In the fasted state, hepatic ketogenesis is activated. Which enzyme controls the committed step of ketogenesis, and what regulates its activity?
- A HMG-CoA reductase — inhibited by statins
- B Thiolase — inhibited by acetoacetyl-CoA
- C Carnitine palmitoyl transferase-1 — activated by malonyl-CoA
- D HMG-CoA synthase (mitochondrial) — induced by glucagon/low insulin state and activated by acetyl-CoA availability ✓
Explanation
Ketogenesis proceeds: 2 acetyl-CoA → acetoacetyl-CoA (thiolase) → HMG-CoA (mitochondrial HMG-CoA synthase) → acetoacetate + acetyl-CoA (HMG-CoA lyase) → beta-hydroxybutyrate. The rate-limiting step is mitochondrial HMG-CoA synthase (distinct from cytosolic HMG-CoA reductase).

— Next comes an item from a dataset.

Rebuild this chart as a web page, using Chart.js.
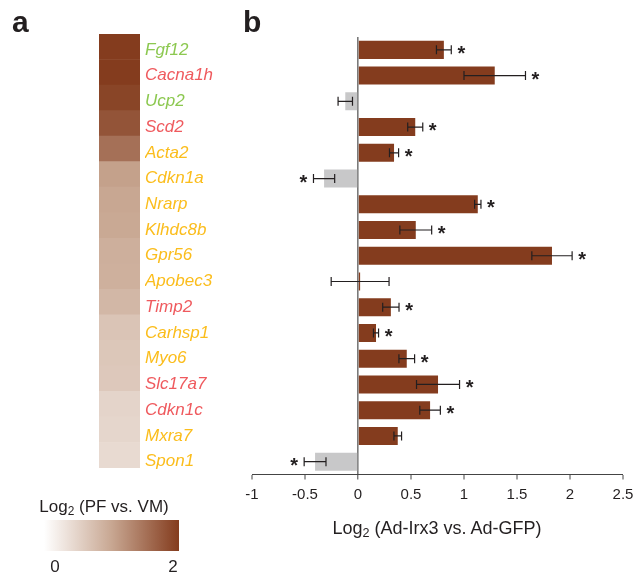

It is induced transcriptionally by PPARalpha (activated by fatty acid ligands during fasting) and increased substrate acetyl-CoA from beta-oxidation drives the reaction forward. Glucagon suppresses malonyl-CoA (by inactivating acetyl-CoA carboxylase), allowing CPT-1 activity and beta-oxidation to proceed — the prerequisite for ketogenesis.
Reference: Harper's Illustrated Biochemistry, 32nd ed.